Short exercise: Skip all pictures, then print the remaining material exactly.
********
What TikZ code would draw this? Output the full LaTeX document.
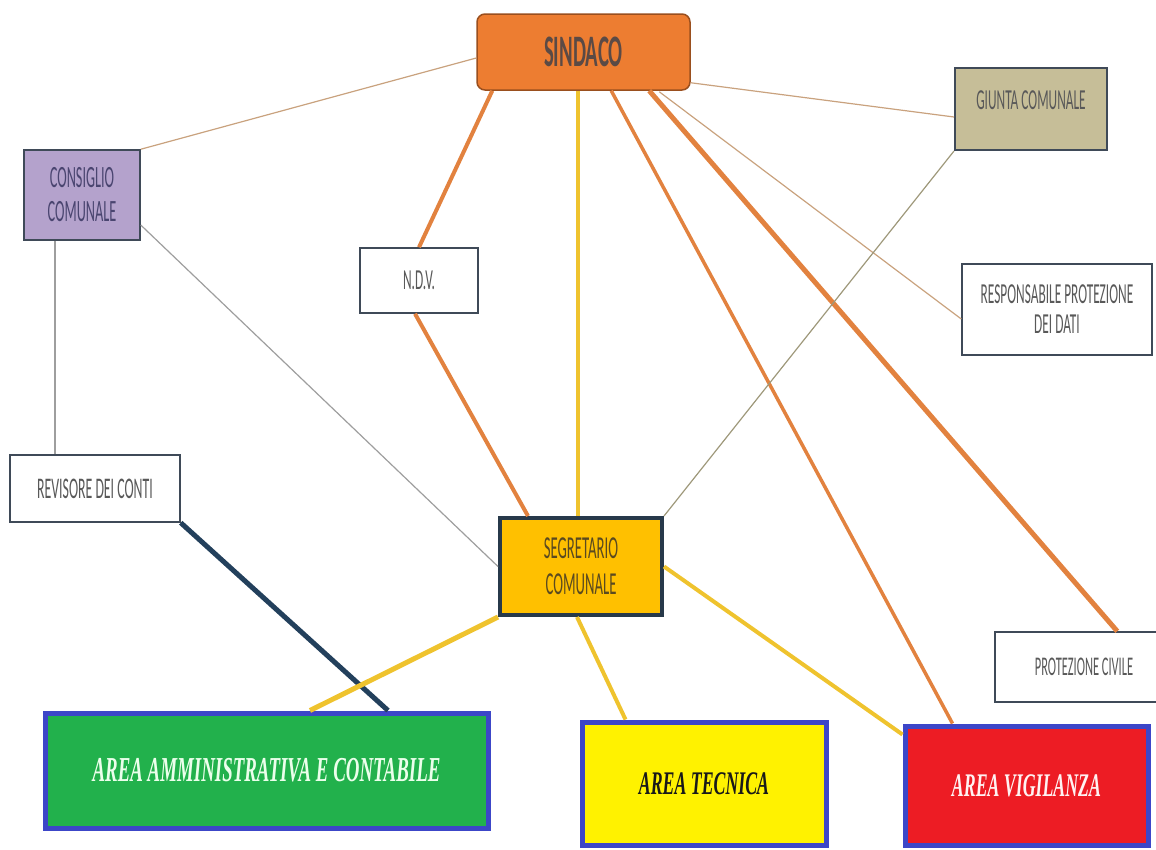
\documentclass[tikz,border=0pt]{standalone}
\usepackage{fontspec}
\newfontfamily\boxfont[FakeStretch=0.46]{Carlito}
\newfontfamily\areafont[FakeStretch=0.54]{Liberation Serif}
\definecolor{sindfill}{HTML}{ED7D31}
\definecolor{sindline}{HTML}{9A4F1E}
\definecolor{sindtext}{HTML}{5B4A45}
\definecolor{consfill}{HTML}{B4A2CC}
\definecolor{constext}{HTML}{4A4570}
\definecolor{giunfill}{HTML}{C6BE98}
\definecolor{segfill}{HTML}{FFC000}
\definecolor{segline}{HTML}{27394A}
\definecolor{segtext}{HTML}{5A4A20}
\definecolor{boxline}{HTML}{3F4A58}
\definecolor{boxtext}{HTML}{595959}
\definecolor{arealine}{HTML}{3C46C8}
\definecolor{ammfill}{HTML}{22B14C}
\definecolor{tecfill}{HTML}{FFF200}
\definecolor{vigfill}{HTML}{ED1C24}
\definecolor{tanline}{HTML}{C9A27E}
\definecolor{grayline}{HTML}{9E9E9E}
\definecolor{orline}{HTML}{E2823F}
\definecolor{yeline}{HTML}{EFC32E}
\definecolor{navyline}{HTML}{23405C}
\begin{document}
\begin{tikzpicture}[x=1pt,y=-1pt]
  \tikzset{office/.style={draw=boxline, line width=1.5pt, fill=white, align=center, text=boxtext, inner sep=2pt,
      font=\boxfont\fontsize{29}{30}\selectfont},
    area/.style={draw=arealine, line width=5pt, align=center, inner sep=2pt,
      font=\areafont\bfseries\itshape\fontsize{35}{36}\selectfont},
    thinlink/.style={draw=tanline, line width=1.2pt},
    graylink/.style={draw=grayline, line width=1.2pt},
    orlink/.style={draw=orline, line width=4pt},
    yelink/.style={draw=yeline, line width=3.5pt}}
  \useasboundingbox (0,0) rectangle (1156,849);

  \node[office, draw=sindline, fill=sindfill, rounded corners=8pt, text=sindtext, minimum width=213pt, minimum height=76pt,
    font=\boxfont\bfseries\fontsize{45}{46}\selectfont] at (583.5,52) (sindaco) {SINDACO};
  \node[office, fill=consfill, text=constext, minimum width=116pt, minimum height=90pt,
    font=\boxfont\fontsize{31}{34}\selectfont] at (82,195) (consiglio) {CONSIGLIO\\COMUNALE};
  \node[office, line width=2pt, fill=giunfill, minimum width=152pt, minimum height=82pt] at (1031,109) (giunta) {GIUNTA COMUNALE\\[-12pt]};
  \node[office, minimum width=118pt, minimum height=65pt] at (419,280.5) (ndv) {N.D.V.};
  \node[office, minimum width=190pt, minimum height=91pt] at (1057,309.5) (rpd) {RESPONSABILE PROTEZIONE\\DEI DATI};
  \node[office, minimum width=170pt, minimum height=67pt, font=\boxfont\fontsize{30}{30}\selectfont] at (95,488.5) (revisore) {REVISORE DEI CONTI};
  \node[office, draw=segline, line width=4pt, fill=segfill, text=segtext, minimum width=162pt, minimum height=97pt,
    font=\boxfont\fontsize{32}{36}\selectfont] at (581,566.5) (segretario) {SEGRETARIO\\COMUNALE};
  \node[office, minimum width=170pt, minimum height=70pt, font=\boxfont\fontsize{27}{28}\selectfont] at (1080,667) (protciv) {\hspace*{8pt}PROTEZIONE CIVILE};

  \node[area, fill=ammfill, text=green!8, minimum width=443pt, minimum height=115pt] at (266.5,770.5) (amm) {AREA AMMINISTRATIVA E CONTABILE};
  \node[area, fill=tecfill, text=black!90, minimum width=244pt, minimum height=123pt, font=\areafont\bfseries\itshape\fontsize{33}{36}\selectfont] at (704,783.5) (tecnica) {AREA TECNICA};
  \node[area, fill=vigfill, text=red!5, minimum width=243pt, minimum height=119pt, font=\areafont\bfseries\itshape\fontsize{33}{36}\selectfont] at (1026.5,785.5) (vigilanza) {AREA VIGILANZA};

  % from the mayor
  \path[thinlink] ([yshift=-6pt]sindaco.west) edge (consiglio.north east);
  \path[thinlink] ([yshift=8pt]sindaco.south east) edge ([yshift=-8pt]giunta.west);
  \path[thinlink] ([xshift=183pt,yshift=-1pt]sindaco.south west) edge ([yshift=-9.5pt]rpd.west);
  \path[orlink] ([xshift=16pt]sindaco.south west) edge (ndv.north);
  \path[orlink] ([xshift=-4pt]ndv.south) edge ([xshift=30pt]segretario.north west);
  \path[yelink] ([xshift=-5.5pt]sindaco.south) edge ([xshift=-3pt]segretario.north);
  \path[orlink, line width=3.5pt] ([xshift=135pt]sindaco.south west) edge ([xshift=50pt]vigilanza.north west);
  \path[orlink, line width=5pt] ([xshift=173pt]sindaco.south west) edge ([xshift=123pt]protciv.north west);

  % council and board
  \path[graylink] ([xshift=-27pt]consiglio.south) edge ([xshift=-40pt]revisore.north);
  \path[graylink] ([yshift=-30pt]consiglio.east) edge (segretario.west);
  \path[graylink, draw=giunfill!80!black] (giunta.south west) edge (segretario.north east);

  % down to the areas
  \path[draw=navyline, line width=5pt] (revisore.south east) edge ([xshift=121.5pt]amm.north);
  \path[yelink, line width=5pt] (segretario.south west) edge ([xshift=43.5pt]amm.north);
  \path[yelink, line width=4pt] ([xshift=-4pt]segretario.south) edge ([xshift=46pt]tecnica.north west);
  \path[yelink, line width=4pt] (segretario.east) edge ([yshift=-11pt]vigilanza.north west);

\end{tikzpicture}
\end{document}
********
Expected answer:
What TikZ code would draw this? Output the full LaTeX document.
\documentclass[tikz,border=0pt]{standalone}
\usepackage{fontspec}
\newfontfamily\boxfont[FakeStretch=0.46]{Carlito}
\newfontfamily\areafont[FakeStretch=0.54]{Liberation Serif}
\definecolor{sindfill}{HTML}{ED7D31}
\definecolor{sindline}{HTML}{9A4F1E}
\definecolor{sindtext}{HTML}{5B4A45}
\definecolor{consfill}{HTML}{B4A2CC}
\definecolor{constext}{HTML}{4A4570}
\definecolor{giunfill}{HTML}{C6BE98}
\definecolor{segfill}{HTML}{FFC000}
\definecolor{segline}{HTML}{27394A}
\definecolor{segtext}{HTML}{5A4A20}
\definecolor{boxline}{HTML}{3F4A58}
\definecolor{boxtext}{HTML}{595959}
\definecolor{arealine}{HTML}{3C46C8}
\definecolor{ammfill}{HTML}{22B14C}
\definecolor{tecfill}{HTML}{FFF200}
\definecolor{vigfill}{HTML}{ED1C24}
\definecolor{tanline}{HTML}{C9A27E}
\definecolor{grayline}{HTML}{9E9E9E}
\definecolor{orline}{HTML}{E2823F}
\definecolor{yeline}{HTML}{EFC32E}
\definecolor{navyline}{HTML}{23405C}
\begin{document}
\begin{tikzpicture}[x=1pt,y=-1pt]
  \tikzset{office/.style={draw=boxline, line width=1.5pt, fill=white, align=center, text=boxtext, inner sep=2pt,
      font=\boxfont\fontsize{29}{30}\selectfont},
    area/.style={draw=arealine, line width=5pt, align=center, inner sep=2pt,
      font=\areafont\bfseries\itshape\fontsize{35}{36}\selectfont},
    thinlink/.style={draw=tanline, line width=1.2pt},
    graylink/.style={draw=grayline, line width=1.2pt},
    orlink/.style={draw=orline, line width=4pt},
    yelink/.style={draw=yeline, line width=3.5pt}}
  \useasboundingbox (0,0) rectangle (1156,849);

  \node[office, draw=sindline, fill=sindfill, rounded corners=8pt, text=sindtext, minimum width=213pt, minimum height=76pt,
    font=\boxfont\bfseries\fontsize{45}{46}\selectfont] at (583.5,52) (sindaco) {SINDACO};
  \node[office, fill=consfill, text=constext, minimum width=116pt, minimum height=90pt,
    font=\boxfont\fontsize{31}{34}\selectfont] at (82,195) (consiglio) {CONSIGLIO\\COMUNALE};
  \node[office, line width=2pt, fill=giunfill, minimum width=152pt, minimum height=82pt] at (1031,109) (giunta) {GIUNTA COMUNALE\\[-12pt]};
  \node[office, minimum width=118pt, minimum height=65pt] at (419,280.5) (ndv) {N.D.V.};
  \node[office, minimum width=190pt, minimum height=91pt] at (1057,309.5) (rpd) {RESPONSABILE PROTEZIONE\\DEI DATI};
  \node[office, minimum width=170pt, minimum height=67pt, font=\boxfont\fontsize{30}{30}\selectfont] at (95,488.5) (revisore) {REVISORE DEI CONTI};
  \node[office, draw=segline, line width=4pt, fill=segfill, text=segtext, minimum width=162pt, minimum height=97pt,
    font=\boxfont\fontsize{32}{36}\selectfont] at (581,566.5) (segretario) {SEGRETARIO\\COMUNALE};
  \node[office, minimum width=170pt, minimum height=70pt, font=\boxfont\fontsize{27}{28}\selectfont] at (1080,667) (protciv) {\hspace*{8pt}PROTEZIONE CIVILE};

  \node[area, fill=ammfill, text=green!8, minimum width=443pt, minimum height=115pt] at (266.5,770.5) (amm) {AREA AMMINISTRATIVA E CONTABILE};
  \node[area, fill=tecfill, text=black!90, minimum width=244pt, minimum height=123pt, font=\areafont\bfseries\itshape\fontsize{33}{36}\selectfont] at (704,783.5) (tecnica) {AREA TECNICA};
  \node[area, fill=vigfill, text=red!5, minimum width=243pt, minimum height=119pt, font=\areafont\bfseries\itshape\fontsize{33}{36}\selectfont] at (1026.5,785.5) (vigilanza) {AREA VIGILANZA};

  % from the mayor
  \path[thinlink] ([yshift=-6pt]sindaco.west) edge (consiglio.north east);
  \path[thinlink] ([yshift=8pt]sindaco.south east) edge ([yshift=-8pt]giunta.west);
  \path[thinlink] ([xshift=183pt,yshift=-1pt]sindaco.south west) edge ([yshift=-9.5pt]rpd.west);
  \path[orlink] ([xshift=16pt]sindaco.south west) edge (ndv.north);
  \path[orlink] ([xshift=-4pt]ndv.south) edge ([xshift=30pt]segretario.north west);
  \path[yelink] ([xshift=-5.5pt]sindaco.south) edge ([xshift=-3pt]segretario.north);
  \path[orlink, line width=3.5pt] ([xshift=135pt]sindaco.south west) edge ([xshift=50pt]vigilanza.north west);
  \path[orlink, line width=5pt] ([xshift=173pt]sindaco.south west) edge ([xshift=123pt]protciv.north west);

  % council and board
  \path[graylink] ([xshift=-27pt]consiglio.south) edge ([xshift=-40pt]revisore.north);
  \path[graylink] ([yshift=-30pt]consiglio.east) edge (segretario.west);
  \path[graylink, draw=giunfill!80!black] (giunta.south west) edge (segretario.north east);

  % down to the areas
  \path[draw=navyline, line width=5pt] (revisore.south east) edge ([xshift=121.5pt]amm.north);
  \path[yelink, line width=5pt] (segretario.south west) edge ([xshift=43.5pt]amm.north);
  \path[yelink, line width=4pt] ([xshift=-4pt]segretario.south) edge ([xshift=46pt]tecnica.north west);
  \path[yelink, line width=4pt] (segretario.east) edge ([yshift=-11pt]vigilanza.north west);

\end{tikzpicture}
\end{document}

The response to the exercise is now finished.